# Haul for the past 1 week



## geeko (Oct 3, 2011)

Here's my haul for the past week....


  	From MAC, I bought all 3 powders from Art of Powder, And i'm still waitin for posh paradise and Fall collection to be launched





  	From Urban Decay, I finally got about to buying the Naked Palette which many people have been raving about





  	From Lunasol, A japanese brand, I bought all their latest fall e/s palettes and a lipgloss





  	From Holika Holika (a Korean brand), I couldn't resist the cute kitty embossment on the blushers and bought these





  	From Topshop, I bought 2 cream blushers, 1 powder blush, 1 stick blush and 1 stick highlighter


----------



## pretty_melody (Oct 4, 2011)

great haul! Ive been lusting after the holika holika kitty blushers?
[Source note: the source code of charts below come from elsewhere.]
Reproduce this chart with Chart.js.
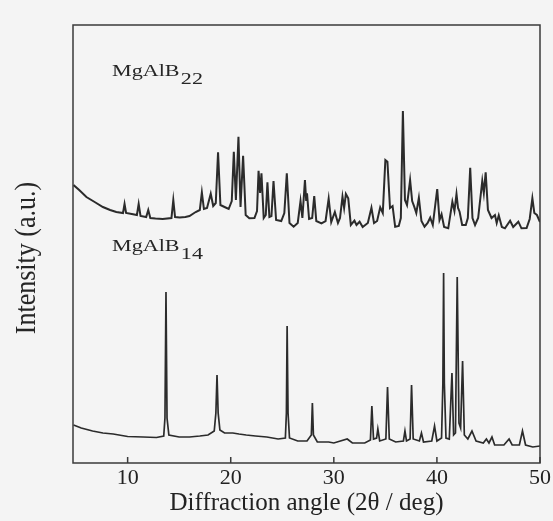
<!DOCTYPE html>
<html><head><meta charset="utf-8">
<script src="https://cdn.jsdelivr.net/npm/chart.js@4.4.1/dist/chart.umd.min.js"></script>
<style>html,body{margin:0;padding:0;background:#f4f4f4;}canvas{display:block;}</style>
</head><body>
<canvas id="c" width="553" height="521"></canvas>
<script>
// ---- data ----
const xTicks = [10, 20, 30, 40, 50];
const xTitle = 'Diffraction angle (2θ / deg)';
const yTitle = 'Intensity (a.u.)';
const labelMain = ['MgAlB', 'MgAlB'];
const labelSub = ['22', '14'];

// MgAlB22 (upper trace): 2θ and intensity (a.u.)
const b22X = [4.75,5.3,6.0,6.8,7.6,8.3,8.9,9.55,9.7,9.85,10.4,10.9,11.07,11.25,11.8,12.0,12.2,12.7,13.4,14.25,14.43,14.6,15.05,15.6,16.0,16.6,17.0,17.2,17.4,17.7,18.06,18.3,18.55,18.77,19.0,19.4,19.8,20.1,20.3,20.5,20.75,20.95,21.2,21.45,21.8,22.3,22.55,22.7,22.85,22.98,23.2,23.4,23.56,23.75,23.95,24.15,24.4,24.9,25.2,25.44,25.7,26.1,26.5,26.77,26.95,27.2,27.32,27.4,27.6,27.9,28.1,28.3,28.8,29.2,29.5,29.75,30.1,30.4,30.6,30.84,31.0,31.17,31.4,31.65,32.0,32.2,32.5,32.8,33.3,33.65,33.9,34.2,34.5,34.75,35.0,35.2,35.45,35.7,35.95,36.3,36.5,36.7,36.9,37.1,37.4,37.6,37.8,38.0,38.25,38.5,38.8,39.1,39.35,39.6,40.03,40.25,40.45,40.7,41.1,41.5,41.7,41.9,42.05,42.2,42.45,42.8,43.0,43.23,43.45,43.7,44.0,44.4,44.55,44.73,44.95,45.3,45.63,45.8,46.0,46.3,46.6,47.1,47.4,47.9,48.2,48.7,49.0,49.26,49.45,49.7,50.0];
const b22Y = [278,273,266,261,256,253,251,250,259,250,249,248,259,247,246,253,245,244.5,244,245,263,246,245.5,246,247,251,253,270.7,254,255,269.3,257,260,310.7,258,256,254,262,311.3,263,326.3,256,307.3,248,244.7,245,252,292.3,270,289.7,245,248,280.7,246,247,282,243,242,250,289.7,240,236.3,240,262,245,283,262,269.7,244,245,267,242,239.7,242,264.3,241,251,240,245,266.3,255,269,264.7,238,242.3,238,241.3,236,240,255.3,240,242,255.7,250,303,301.3,255,257,236.3,237,245,352,263,258,283,262,256.3,250,265.3,242,236.3,240,245.3,238,274,243,248.7,236,234.7,261.3,252,269,255,251.3,238,238,245,295.3,245,238,245,282,270,290.7,253,245,248,240,247.7,236,234.7,242.3,236,241.3,234.7,235,244,264.7,250,248,241];

// MgAlB14 (lower trace)
const b14X = [4.75,5.5,6.6,7.6,8.6,10.0,11.5,12.8,13.5,13.62,13.72,13.82,14.0,15.0,16.0,17.0,17.8,18.4,18.56,18.67,18.78,18.95,19.4,20.2,20.8,21.5,22.4,23.5,24.6,25.3,25.4,25.47,25.56,25.7,26.5,27.4,27.82,27.92,28.02,28.4,29.5,30.0,31.3,31.8,33.0,33.55,33.69,33.85,34.15,34.27,34.45,35.05,35.21,35.38,36.0,36.75,36.9,37.05,37.4,37.54,37.7,38.3,38.5,38.7,39.5,39.77,40.0,40.45,40.58,40.65,40.72,40.88,41.2,41.46,41.62,41.8,41.97,42.14,42.3,42.49,42.66,43.0,43.4,43.8,44.5,44.8,45.05,45.34,45.6,46.5,47.0,47.3,48.0,48.3,48.6,49.3,50.0];
const b14Y = [38,35,32,30,29,26.5,26,25.5,27,45,171,45,28,26,26,27,28,32,50,88,50,33,30,30,29,28,27,26,24,25,50,137,50,25,22,22,28,60,28,21,21,20,24,20,20,23,57,24,25,34,22,24,76,24,21,22,32,22,24,78,24,22,30,21,22,37,22,25,80,190,80,25,24,90,28,30,186,40,35,102,28,24,32,22,20,24,20,26,18,18,24,18,18,32,18,16,17];

const pts22 = b22X.map((x, i) => ({x, y: b22Y[i]}));
const pts14 = b14X.map((x, i) => ({x, y: b14Y[i]}));

const SERIF = '"Liberation Serif", "Times New Roman", serif';

const decor = {
  id: 'decor',
  beforeDraw(chart) {
    const ctx = chart.ctx;
    ctx.save();
    ctx.fillStyle = '#f4f4f4';
    ctx.fillRect(0, 0, chart.width, chart.height);
    ctx.restore();
  },
  afterDraw(chart) {
    const {ctx, chartArea: a, scales: {x}} = chart;
    ctx.save();
    ctx.strokeStyle = '#3a3a3a';
    ctx.lineWidth = 1.5;
    ctx.strokeRect(a.left, a.top, a.right - a.left, a.bottom - a.top);
    ctx.beginPath();
    xTicks.forEach(v => {
      const px = x.getPixelForValue(v);
      ctx.moveTo(px, a.bottom);
      ctx.lineTo(px, a.bottom - 6);
    });
    ctx.stroke();

    // series labels
    ctx.fillStyle = '#262626';
    ctx.textBaseline = 'alphabetic';
    ctx.textAlign = 'left';
    const pos = [[a.left + 39, 76], [a.left + 39, 251]];
    pos.forEach((p, i) => {
      ctx.save();
      ctx.translate(p[0], p[1]);
      ctx.scale(1.3, 1);
      ctx.font = '17px ' + SERIF;
      ctx.fillText(labelMain[i], 0, 0);
      const w = ctx.measureText(labelMain[i]).width;
      ctx.fillText(labelSub[i], w + 1, 8);
      ctx.restore();
    });

    // y title
    ctx.save();
    ctx.translate(27, 258);
    ctx.rotate(-Math.PI / 2);
    ctx.scale(1, 1.15);
    ctx.font = '26px ' + SERIF;
    ctx.textAlign = 'center';
    ctx.textBaseline = 'middle';
    ctx.fillText(yTitle, 0, 0);
    ctx.restore();
    ctx.restore();
  }
};

new Chart(document.getElementById('c'), {
  type: 'line',
  data: {
    datasets: [
      {label: 'MgAlB22', data: pts22, borderColor: '#2b2b2b', borderWidth: 2, pointRadius: 0, tension: 0, fill: false},
      {label: 'MgAlB14', data: pts14, borderColor: '#2b2b2b', borderWidth: 1.7, pointRadius: 0, tension: 0, fill: false}
    ]
  },
  options: {
    responsive: false,
    animation: false,
    layout: {padding: {left: 73, top: 25, right: 12.5, bottom: 0}},
    plugins: {legend: {display: false}, tooltip: {enabled: false}},
    scales: {
      x: {
        type: 'linear', min: 4.7, max: 50,
        afterBuildTicks: s => { s.ticks = xTicks.map(v => ({value: v})); },
        afterFit: s => { s.height = 58; },
        grid: {display: false, drawTicks: false},
        border: {display: false},
        ticks: {font: {family: SERIF, size: 22}, color: '#222', padding: 2, maxRotation: 0, autoSkip: false},
        title: {display: true, text: xTitle, font: {family: SERIF, size: 25}, color: '#222', padding: {top: 0, bottom: 3}}
      },
      y: {display: false, min: 0, max: 438}
    }
  },
  plugins: [decor]
});
</script>
</body></html>
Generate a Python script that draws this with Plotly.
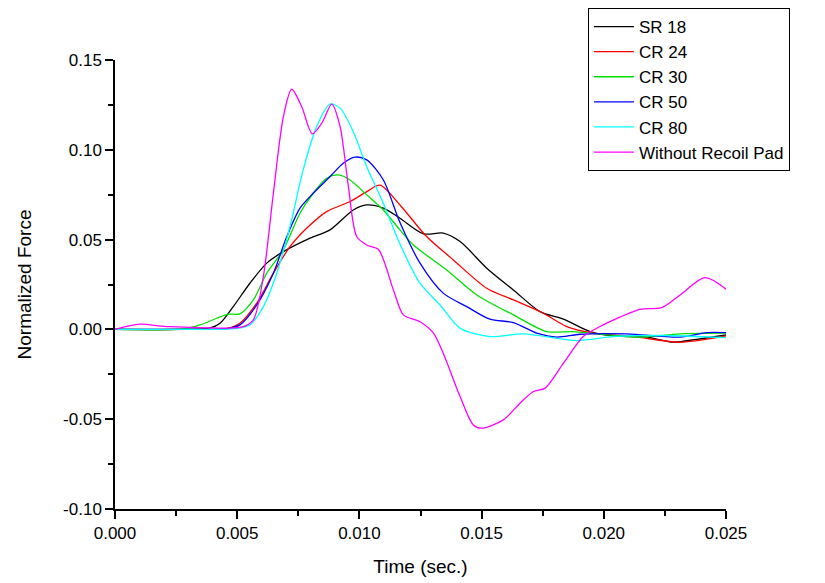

Do you know where you got them?


----------



## LiLBeautyBarbie (Oct 4, 2011)

omg everything so pretty and colourful, love it!


----------



## geeko (Oct 4, 2011)

Thanks girls... as u can see my main weakness is for any cheek products and to a certain extend eye products. Not so much into lipcolors as can be seen from what i bought

  	Pretty melody: I bought Holika Holika off a store in my country. I live in Asia and they have a brick n motar store so I jus bought it off there...but prices are marked up quite high as compared to the prices in Korea according to my friend... M not too sure if any online blogshops sell the holika blushers though. I just love the cat embossment on the blushers.. I'll probably not use them:X Another case of Hoarder's syndrome :X :X :X


----------



## sunshine rose (Oct 5, 2011)

Great haul, the Holika Holika blushes are so cute!


----------



## pretty_melody (Oct 5, 2011)

Ha aww lucky Ive been lusting over those kitty blushers for months. I do know that prettyandcute.com sells alot of holika holika products now. I just love the brand and their products.


----------



## naturallyfab (Oct 7, 2011)

great haul! How do you like the Art of Powder pieces?


----------



## ZoZo (Oct 8, 2011)

Great haul, enjoy..


----------



## orchid1 (Oct 10, 2011)

great haul


----------



## EndingStart (Oct 10, 2011)

Awesome!!


----------



## EOTD-Fanny (Jan 30, 2012)

Sweet!


----------



## suenoojos (Feb 4, 2012)

oh i have been dying to haul those lunasol palletes !! 
  	do u like them ?


----------



## diannekaye (Feb 17, 2012)

those kitty blushes are so cute!


----------